Idea Box: Planning is Critical to Family Business Succession

                Succession planning in a family business is often complicated due to family, estate, and tax issues that non-family owned companies never have to deal with. In fact, around 70% of family businesses fail to make the transition to a second generation of owners and over 90% fail to make it to the third generation.

                With such high odds, careful planning is crucial for any business owner who wants to transition management of his company to the next generation. However, many owners ignore the need, wait too long to address it, or do not do it well, resulting in family tensions and the loss of business talent. All family companies should have a concrete succession plan set up that addresses how the senior generation will transition out of the company and allow the next generation to assume leadership.

                When considering succession planning, there are several things that are important for an owner of a family business to do.

                • Put a written plan in place now. For those who plan to leave a company to the next generation only after they have died, succession planning may seem like a morbid task. But as the saying goes, “Failing to plan is planning to fail.” Putting off succession planning can risk the future of the company in the case of an unexpected death. But it also means that a transition of leadership has not been thought out.

                • Clearly outline the roles that every person will play during and after the succession process is over. One of the biggest problems that occur within family businesses is differences in expectations about how much responsibility and involvement different family members will have.

                • Choose a successor and train them. In families that have more than one person who could take over leadership of the business, this can be a hard task, filled with emotional repercussions. But it is important for the health of the company that the person who will one day be responsible for leading it knows how to run it.

                • Make sure knowledge is being passed on now. The older generation has years of knowledge gained by experience in the industry. Be intentional about passing that knowledge on to the company’s future leaders as well as others who will be contributing to the success of the company.

                • Be willing to compromise. Often, the goals and plans of different generations can differ greatly. Although it can be difficult for the older

generation to see their successors make business decisions that they don’t agree with, it can be equally difficult for the younger generation to feel constrained by the wishes of their parents and not allowed to really lead the company. For the sake of both family relations and the company, a willingness to compromise and let the next generation try things their way is essential.

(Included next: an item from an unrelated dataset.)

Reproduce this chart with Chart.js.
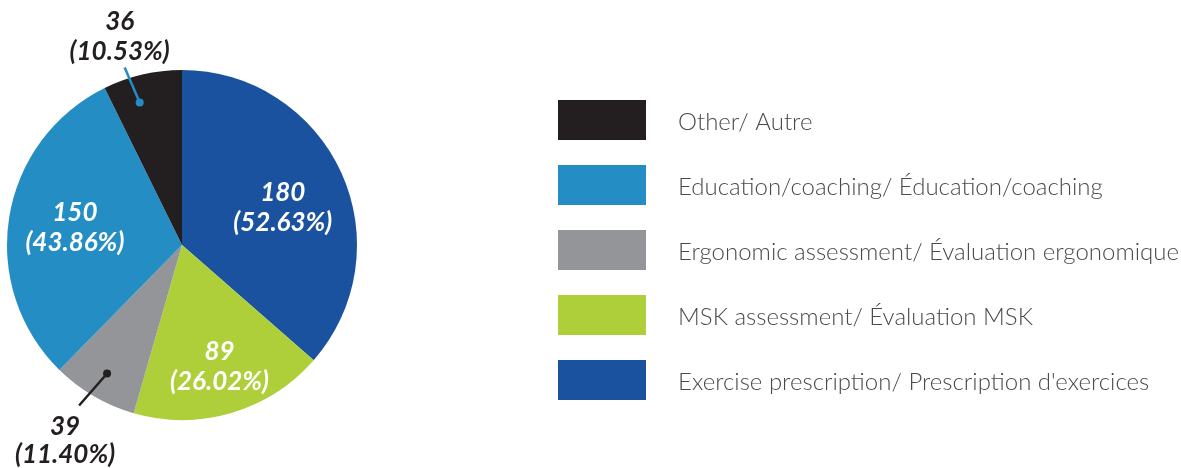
<!DOCTYPE html>
<html>
<head>
<meta charset="utf-8">
<script src="https://cdn.jsdelivr.net/npm/chart.js@4.4.0/dist/chart.umd.min.js"></script>
<style>
html,body{margin:0;padding:0;background:#fff;}
#wrap{width:1181px;height:468px;position:relative;}
</style>
</head>
<body>
<div id="wrap"><canvas id="c" width="1181" height="468"></canvas></div>
<script>
// Data (clockwise from 12 o'clock)
const categories = [
  "Exercise prescription/ Prescription d'exercices",
  "MSK assessment/ Évaluation MSK",
  "Ergonomic assessment/ Évaluation ergonomique",
  "Education/coaching/ Éducation/coaching",
  "Other/ Autre"
];
const counts = [180, 89, 39, 150, 36];
const respondents = 342;
const colors = ['#1a52a0', '#afcf3a', '#939598', '#238dc4', '#231f20'];

// label placement (index-aligned)
const labelInside = [true, true, false, true, false];
const labelRadius = [0.62, 0.74, 0.85, 0.62, 0.85];
const labelAngleFrac = [0.5, 0.5, 0.5, 0.5, 0.37];
const labelShift = [[2, 7], [1, -3], [0, 0], [0, 0], [0, 0]];

const sliceLabels = {
  id: 'sliceLabels',
  afterDatasetsDraw(chart) {
    const ctx = chart.ctx;
    const meta = chart.getDatasetMeta(0);
    meta.data.forEach((arc, i) => {
      const v = counts[i];
      const pct = (v / respondents * 100).toFixed(2) + '%';
      const ang = arc.startAngle + (arc.endAngle - arc.startAngle) * labelAngleFrac[i];
      const R = arc.outerRadius;
      const r = R * labelRadius[i];
      const px = arc.x + Math.cos(ang) * r + labelShift[i][0];
      const py = arc.y + Math.sin(ang) * r + labelShift[i][1];
      ctx.save();
      ctx.font = 'italic bold 26px Lato';
      ctx.textAlign = 'center';
      ctx.textBaseline = 'middle';
      if (labelInside[i]) {
        ctx.fillStyle = '#ffffff';
        ctx.fillText(String(v), px, py - 15);
        ctx.fillText('(' + pct + ')', px, py + 15);
      } else {
        const lineColor = i === 4 ? '#238dc4' : '#231f20';
        let ex, ey, tx, ty1, ty2;
        if (i === 4) { ex = px - 15; ey = py - 35; tx = px - 20; ty1 = py - 81; ty2 = py - 51; }
        else { ex = px - 28; ey = py + 32; tx = px - 42; ty1 = py + 53; ty2 = py + 81; }
        ctx.strokeStyle = lineColor;
        ctx.lineWidth = 2.5;
        ctx.beginPath();
        ctx.moveTo(px, py);
        ctx.lineTo(ex, ey);
        ctx.stroke();
        ctx.fillStyle = lineColor;
        ctx.beginPath();
        ctx.arc(px, py, 4, 0, Math.PI * 2);
        ctx.fill();
        ctx.fillStyle = '#231f20';
        ctx.fillText(String(v), tx, ty1);
        ctx.fillText('(' + pct + ')', tx, ty2);
      }
      ctx.restore();
    });
  }
};

const boxLegend = {
  id: 'boxLegend',
  afterDraw(chart) {
    const ctx = chart.ctx;
    const ds = chart.data.datasets[0];
    const n = chart.data.labels.length;
    const x0 = 558, y0 = 100, bw = 88, bh = 40, step = 65;
    ctx.save();
    for (let k = 0; k < n; k++) {
      const i = n - 1 - k; // reversed order
      const y = y0 + k * step;
      ctx.fillStyle = ds.backgroundColor[i];
      ctx.fillRect(x0, y, bw, bh);
      ctx.fillStyle = '#4a4a4c';
      ctx.font = '300 24px Lato';
      ctx.textAlign = 'left';
      ctx.textBaseline = 'middle';
      ctx.fillText(chart.data.labels[i], 678, y + bh / 2 + 2);
    }
    ctx.restore();
  }
};

new Chart(document.getElementById('c'), {
  type: 'pie',
  data: {
    labels: categories,
    datasets: [{
      data: counts,
      backgroundColor: colors,
      borderWidth: 0
    }]
  },
  options: {
    responsive: false,
    animation: false,
    layout: { padding: { left: 7, top: 70, right: 824, bottom: 48 } },
    plugins: {
      legend: { display: false },
      tooltip: { enabled: false }
    }
  },
  plugins: [sliceLabels, boxLegend]
});
</script>
</body>
</html>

                • Get professional advice. Transferring ownership of a family business includes much more than handing over the office keys. Estate taxes, retirement income and buy-sell agreements are all part of the succession of a family business. To ensure that everything is done legally and that the company can financially handle the plans that are being put in place, an attorney and financial adviser should be consulted. Expert help can make sure that whatever plan is put in place is legal and feasible.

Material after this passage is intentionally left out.